Roald Dahl gecensureerd? Het lijkt er eerder op dat hij postuum gecastreerd is – door zijn Britse uitgever Puffin en zijn erfgenamen. Er zijn om commerciële redenen honderden passages uit zijn kinderboeken aangepast of geschrapt door een team van sensitivity readers van de Britse organisatie Inclusive Minds. Woorden als ‘dik’, lelijk’ en ‘stom’ zijn verwijderd, een ‘aantrekkelijke vrouw’ is veranderd in ‘een vriendelijke vrouw van middelbare leeftijd’ en de machines in Willie Wonka’s chocoladefabriek zijn niet langer zwart van kleur.

Op die manier wordt het werk van deze briljante, humoristische provocateur in de kinderliteratuur van iedere angel ontdaan. Het wordt braafjes en voorspelbaar, kortom, juist datgene wat de eigenzinnige Dahl wilde voorkomen. Als we deze trend in Nederland volgen, staat ook tegendraadse Annie M.G. Schmidt nog het een en ander te wachten. Zij dichtte in ‘Leeszaal’: ‘Ik lever geestrijk voedsel aan mevrouwen/ die binnenkomen en alleen maar van/ de allernieuwste liefdesboeken houen.’ Mag je nog wel zo schamper over vrouwen schrijven, of zullen we maar ‘mensen’ van die vele ‘mevrouwen’ bij Schmidt maken? – dan zijn we van alle problemen af.

En wat te denken van E. du Perron die in Het land van herkomst schreef: „Een inlandse vrouw kan afstotend zijn om twee redenen: haar sirihmond en de klapperolie in haar haar; het eerste viel te verbieden of te vermijden, maar het tweede scheen onontbeerlijk en het terugvinden van die lucht op een hoofdkussen kon een Europeaan doen beseffen hoe diep hij was gezonken.”

Een kwalijke passage, jawel, maar er zijn wel meer meesterwerken met kwalijke passages. Toch maar verbieden omdat er genoeg meesterwerken zijn zonder kwalijke passages?

Wat al die ingrepen, zoals bij Dahl, gemeen hebben, is een volstrekt gebrek aan respect voor het werk van de schrijver

Zo komen we vanzelf bij Gerard Reve terecht en het beruchte citaat uit een brief aan Simon Carmiggelt: „Ik ben er erg voor, dat die prachtvolken zo gauw mogelijk geheel onafhankelijk worden, en ons niks meer kosten, zodat we ze allemaal met een zak vol spiegeltjes en kralen op de tjoekie tjoekie stoomboot kunnen zetten, enkele reis Takki Takki Oerwoud, mijnheer!”
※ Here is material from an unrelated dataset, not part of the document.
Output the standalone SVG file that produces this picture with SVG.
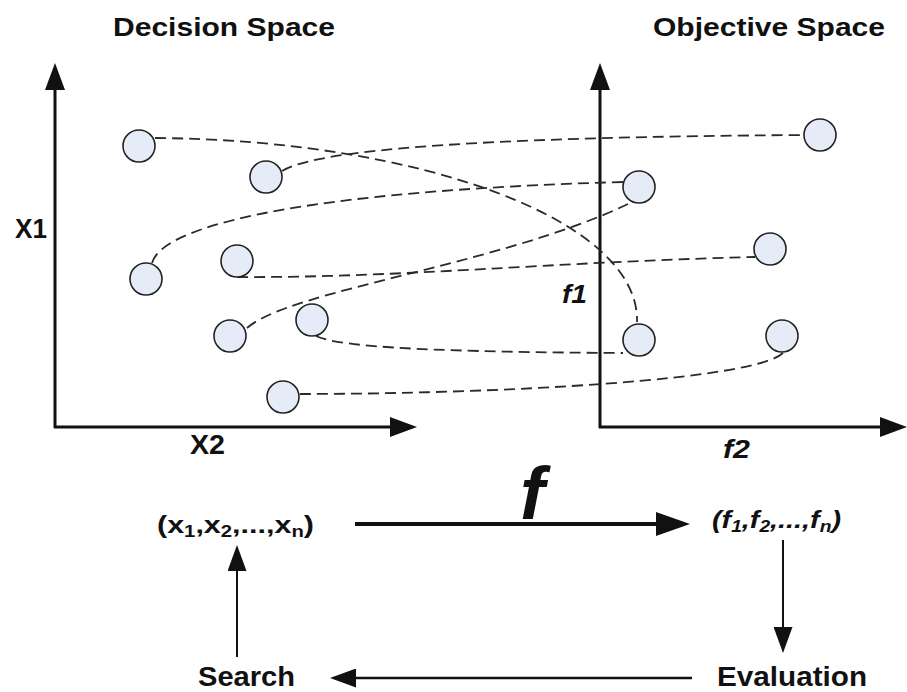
<svg xmlns="http://www.w3.org/2000/svg" width="907" height="692" viewBox="0 0 907 692">
<style>
.t{font-family:"Liberation Sans",Arial,Helvetica,sans-serif;font-weight:bold;fill:#111}
.i{font-style:italic}
.node circle{fill:#e6ecf7;stroke:#222;stroke-width:1.6}
.dash{fill:none;stroke:#2a2a2a;stroke-width:1.8;stroke-dasharray:11 6}
.axis{fill:none;stroke:#111;stroke-width:3}
.flow{fill:none;stroke:#111;stroke-width:2}
.big{stroke-width:4}
.back{stroke-width:2.5}
</style>
<defs>
<marker id="ah" markerUnits="userSpaceOnUse" markerWidth="27" markerHeight="20" refX="21" refY="10" orient="auto"><path d="M0,0 L27,10 L0,20 z" fill="#111"/></marker>
<marker id="fh" markerUnits="userSpaceOnUse" markerWidth="26" markerHeight="19" refX="21" refY="9.5" orient="auto"><path d="M0,0 L26,9.5 L0,19 z" fill="#111"/></marker>
<marker id="bh" markerUnits="userSpaceOnUse" markerWidth="34" markerHeight="24" refX="28" refY="12" orient="auto"><path d="M0,0 L34,12 L0,24 z" fill="#111"/></marker>
</defs>
<g id="titles">
<text class="t" x="113" y="36" font-size="26" textLength="222" lengthAdjust="spacingAndGlyphs">Decision Space</text>
<text class="t" x="653" y="36" font-size="26" textLength="232" lengthAdjust="spacingAndGlyphs">Objective Space</text>
</g>
<g id="axes">
<line class="axis" x1="55" y1="428" x2="55" y2="69" marker-end="url(#ah)"/>
<line class="axis" x1="54" y1="427" x2="411" y2="427" marker-end="url(#ah)"/>
<line class="axis" x1="600" y1="428" x2="600" y2="69" marker-end="url(#ah)"/>
<line class="axis" x1="599" y1="427" x2="901" y2="427" marker-end="url(#ah)"/>
<text class="t" x="15" y="238" font-size="27" textLength="32" lengthAdjust="spacingAndGlyphs">X1</text>
<text class="t" x="190" y="454" font-size="27" textLength="35" lengthAdjust="spacingAndGlyphs">X2</text>
<text class="t i" x="562" y="303" font-size="26" textLength="25" lengthAdjust="spacingAndGlyphs">f1</text>
<text class="t i" x="723" y="458" font-size="26" textLength="27" lengthAdjust="spacingAndGlyphs">f2</text>
</g>
<g id="connectors">
<path class="dash" d="M155,138 C420,140 640,220 637,322"/>
<path class="dash" d="M282,171 C320,148 500,137 804,135"/>
<path class="dash" d="M152,263 C162,226 300,191 623,182"/>
<path class="dash" d="M247,328 C290,290 500,265 628,204"/>
<path class="dash" d="M237,277 C400,278 550,262 755,257"/>
<path class="dash" d="M316,336 C340,348 450,352 623,353"/>
<path class="dash" d="M300,394 C500,394 760,380 784,352"/>
</g>
<g id="n1" class="node"><circle cx="139" cy="146" r="16"/></g>
<g id="n2" class="node"><circle cx="266" cy="177" r="16"/></g>
<g id="n3" class="node"><circle cx="146" cy="279" r="16"/></g>
<g id="n4" class="node"><circle cx="237" cy="261" r="16"/></g>
<g id="n5" class="node"><circle cx="230" cy="336" r="16"/></g>
<g id="n6" class="node"><circle cx="312" cy="320" r="16"/></g>
<g id="n7" class="node"><circle cx="283" cy="397" r="16"/></g>
<g id="n8" class="node"><circle cx="820" cy="135" r="16"/></g>
<g id="n9" class="node"><circle cx="639" cy="187" r="16"/></g>
<g id="n10" class="node"><circle cx="770" cy="249" r="16"/></g>
<g id="n11" class="node"><circle cx="639" cy="340" r="16"/></g>
<g id="n12" class="node"><circle cx="782" cy="336" r="16"/></g>
<g id="flow">
<line class="flow big" x1="355" y1="524" x2="684" y2="524" marker-end="url(#bh)"/>
<line class="flow" x1="783" y1="540" x2="783" y2="648" marker-end="url(#fh)"/>
<line class="flow back" x1="692" y1="678" x2="335" y2="678" marker-end="url(#fh)"/>
<line class="flow" x1="237" y1="657" x2="237" y2="550" marker-end="url(#fh)"/>
<text class="t i" x="520" y="519" font-size="74">f</text>
</g>
<g id="xvec">
<text class="t" transform="translate(157,533) scale(1.27,1)" font-size="24">(x<tspan font-size="16" dy="4">1</tspan><tspan dy="-4">,x</tspan><tspan font-size="16" dy="4">2</tspan><tspan dy="-4">,...,x</tspan><tspan font-size="16" dy="4">n</tspan><tspan dy="-4">)</tspan></text>
</g>
<g id="fvec">
<text class="t i" transform="translate(712,528) scale(1.2,1)" font-size="24">(f<tspan font-size="16" dy="4">1</tspan><tspan dy="-4">,f</tspan><tspan font-size="16" dy="4">2</tspan><tspan dy="-4">,...,f</tspan><tspan font-size="16" dy="4">n</tspan><tspan dy="-4">)</tspan></text>
</g>
<g id="search"><text class="t" x="198" y="686" font-size="27" textLength="97" lengthAdjust="spacingAndGlyphs">Search</text></g>
<g id="evaluation"><text class="t" x="717" y="686" font-size="27" textLength="150" lengthAdjust="spacingAndGlyphs">Evaluation</text></g>
</svg>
Het lijkt op met ironie versluierd racisme, en dat zou het ook best kunnen zijn, al heeft Reve dat ontkend. Dus schrappen maar of zullen we het aan de lezer overlaten of hij erom wil lachen of huilen – of misschien zelfs allebei? Tot dusver is er niet ingegrepen, maar als we het in naam van de tijdgeest aan de zelfbenoemde taalpolitie overlaten, moeten we niet vreemd opkijken wanneer binnenkort ook Reve’s uitgeverij zich moet verantwoorden.

Wat al die ingrepen, zoals bij Dahl, gemeen hebben, is een volstrekt gebrek aan respect voor het werk van de schrijver. Die mag alleen maar kreukvrije, risicoloze teksten schrijven.

Samuel Beckett eiste ooit dat zijn toneelstuk Wachten op Godot alleen door mannen gespeeld zou worden. „Fuck Beckett!”, riep de programmeur van het Gronings studententheater, en samen met zijn bestuur cancelde hij de opvoering die niet paste in het diversiteitsbeleid van de universiteit. Diezelfde week nam schrijver Jamal Ouariachi afstand van zijn toneelstuk Keizer zonder kleren omdat een toneelgezelschap het stuk overhoop haalde.

Dahl, Beckett, Ouariachi – wat lastig toch dat teksten schrijvers nodig hebben.